PA Chairman Mahmoud Abbas reverses an order censoring news websites linked to one of his fiercest critics.

Elad Benari ,

Mahmoud Abbas
Mahmoud Abbas
Flash 90

Palestinian Authority Chairman Mahmoud Abbas issued formal instructions on Saturday to reverse an order censoring news websites linked to one of his fiercest critics.

Abbas’ order said, according to the Bethlehem-based Ma’an news agency, “From this point forward, the attorney general and the judiciary are prohibited from shutting down or blocking websites, and they are instructed to lift any existing bans.”

“Freedom of expression and opinion is a natural right enshrined in the (Palestinian) Basic Law,” or constitution, Abbas said. He urged journalists to nevertheless maintain their objectivity.

The order was Abbas' first public acknowledgment of the controversy that erupted after Ma'an revealed that his attorney general, Ahmad al-Mughni, was forcing private Internet companies to block access to websites loyal to Muhammad Dahlan, a former Fatah leader and critic of Abbas.

The attorney general told Ma’an on Saturday that he is to begin distributing clarifications to Internet providers within 24 hours, informing them they are no longer required to block any websites. He added that Abbas briefed him in a meeting shortly before announcing the instructions.

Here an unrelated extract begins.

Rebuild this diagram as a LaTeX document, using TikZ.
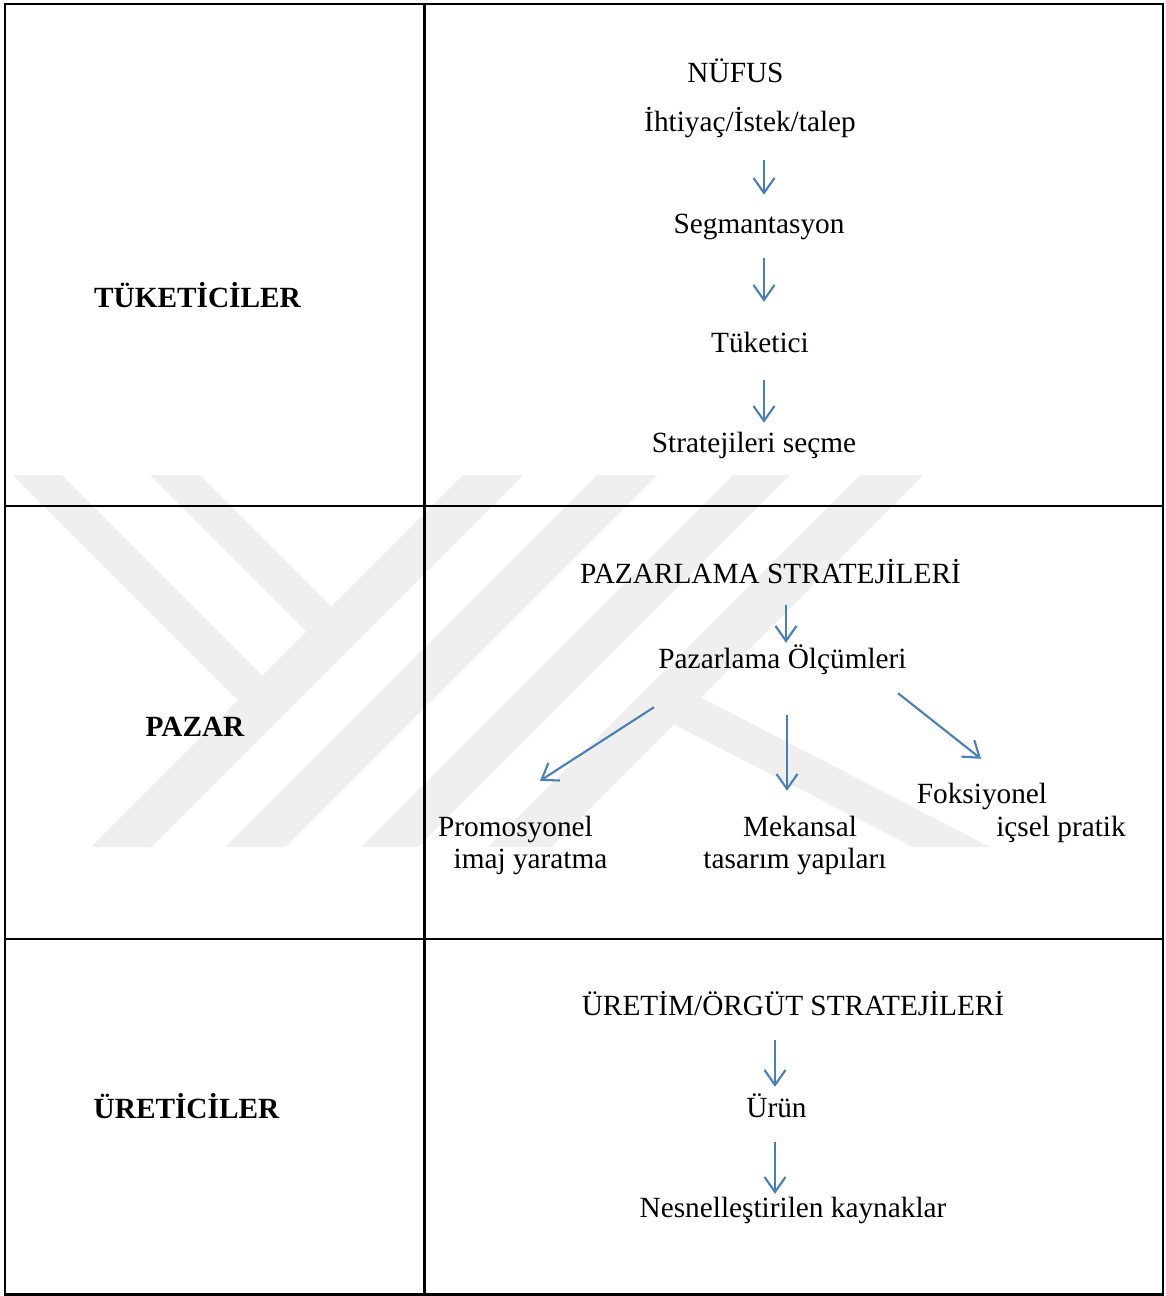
\documentclass[tikz,border=0pt]{standalone}
\usepackage{fontspec}
\setmainfont{Liberation Serif}
\usetikzlibrary{arrows.meta,calc}
\definecolor{arrblue}{RGB}{74,126,187}
\definecolor{wm}{RGB}{239,239,239}
\begin{document}
\begin{tikzpicture}[x=1pt,y=-1pt,
  lbl/.style={inner sep=0pt, anchor=base, font=\fontsize{29.3}{34}\selectfont, text height=20pt, text depth=6pt},
  hdr/.style={lbl, font=\fontsize{29.3}{34}\selectfont\bfseries},
  arr/.style={draw=arrblue, line width=2.1pt, -{Straight Barb[length=15pt,width=21pt]}},
  gridline/.style={line width=2.3pt, black},
  wmark/.style={fill=wm, draw=none}]
\useasboundingbox (0,0) rectangle (1166,1296);
\fill[white] (0,0) rectangle (1166,1296);
% watermark
\fill[wmark] (13,475) -- (62,475) -- (262.5,675.5) -- (238,700) -- cycle;
\fill[wmark] (150,475) -- (200,475) -- (331.5,606.5) -- (306.5,631.5) -- cycle;
\fill[wmark] (463,475) -- (523,475) -- (151,847) -- (91,847) -- cycle;
\fill[wmark] (597,475) -- (657,475) -- (285,847) -- (225,847) -- cycle;
\fill[wmark] (733,475) -- (790,475) -- (418,847) -- (361,847) -- cycle;
\fill[wmark] (860,475) -- (923,475) -- (551,847) -- (488,847) -- cycle;
\fill[wmark] (660,717.4) -- (913,847) -- (990,847) -- (700,697) -- cycle;
% table
\draw[gridline] (5,4) rectangle (1163,1294.5);
\draw[gridline] (424.5,4) -- (424.5,1294.5);
\draw[gridline] (5,506) -- (1163,506);
\draw[gridline] (5,939) -- (1163,939);
% left headers
\node[hdr] (tuk) at (197.5,307) {TÜKETİCİLER};
\node[hdr] (paz) at (195,736) {PAZAR};
\node[hdr] (ure) at (186.5,1118) {ÜRETİCİLER};
% row 1
\node[lbl] (nufus) at (735.5,82) {NÜFUS};
\node[lbl] (ihti) at (750,131) {İhtiyaç/İstek/talep};
\node[lbl] (segm) at (759,233) {Segmantasyon};
\node[lbl] (tuke) at (760,352) {Tüketici};
\node[lbl] (stra) at (754,452) {Stratejileri seçme};
\draw[arr] ($(ihti.south)+(14,23)$) -- ($(segm.north)+(5,-18)$);
\draw[arr] ($(segm.south)+(5,19)$) -- ($(tuke.north)+(4,-30)$);
\draw[arr] ($(tuke.south)+(4,22)$) -- ($(stra.north)+(10,-9)$);
% row 2
\node[lbl] (pstr) at (770.5,583) {PAZARLAMA STRATEJİLERİ};
\node[lbl] (polc) at (782.5,668) {Pazarlama Ölçümleri};
\node[lbl] (pro1) at (515.5,836) {Promosyonel};
\node[lbl] (pro2) at (530.5,868) {imaj yaratma};
\node[lbl] (mek1) at (800,836) {Mekansal};
\node[lbl] (mek2) at (795,868) {tasarım yapıları};
\node[lbl] (fok1) at (982,803) {Foksiyonel};
\node[lbl] (fok2) at (1061,836) {içsel pratik};
\draw[arr] ($(pstr.south)+(15.5,16)$) -- ($(polc.north)+(3.5,-5)$);
\draw[arr] ($(polc.south)+(-128.5,33)$) -- ($(pro1.north)+(24.5,-35)$);
\draw[arr] ($(polc.south)+(4.5,41)$) -- ($(mek1.north)+(-13,-25)$);
\draw[arr] ($(polc.south)+(115.5,19)$) -- ($(fok1.north)+(-1,-24)$);
% row 3
\node[lbl] (ustr) at (793,1015) {ÜRETİM/ÖRGÜT STRATEJİLERİ};
\node[lbl] (urun) at (776.5,1117) {Ürün};
\node[lbl] (nesn) at (793,1217) {Nesnelleştirilen kaynaklar};
\draw[arr] ($(ustr.south)+(-18,19)$) -- ($(urun.north)+(-1.5,-10)$);
\draw[arr] ($(urun.south)+(-1.5,19)$) -- ($(nesn.north)+(-18,-3)$);
\end{tikzpicture}
\end{document}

A few weeks ago, as many as eight news outlets were rendered unavailable after technicians at the Palestinian Telecommunications Company, or PalTel, used software called Squid to cause the sites to return error pages.

Experts told Ma’an on April 24 that the decision to begin blocking websites “is the biggest shift toward routine Internet censorship in the Palestinian Authority’s history. Aside from one incident in 2008, Palestinians have generally been free to read whatever they wanted.”

The PA’s Minister of Communications, Mashour Abu Daqa, announced his resignation following the PA’s censorship of the websites.

Upon his resignation, Abu Daqa stated that the decision to limit information availability was "bad for the image of the Palestinian Authority in the modern world."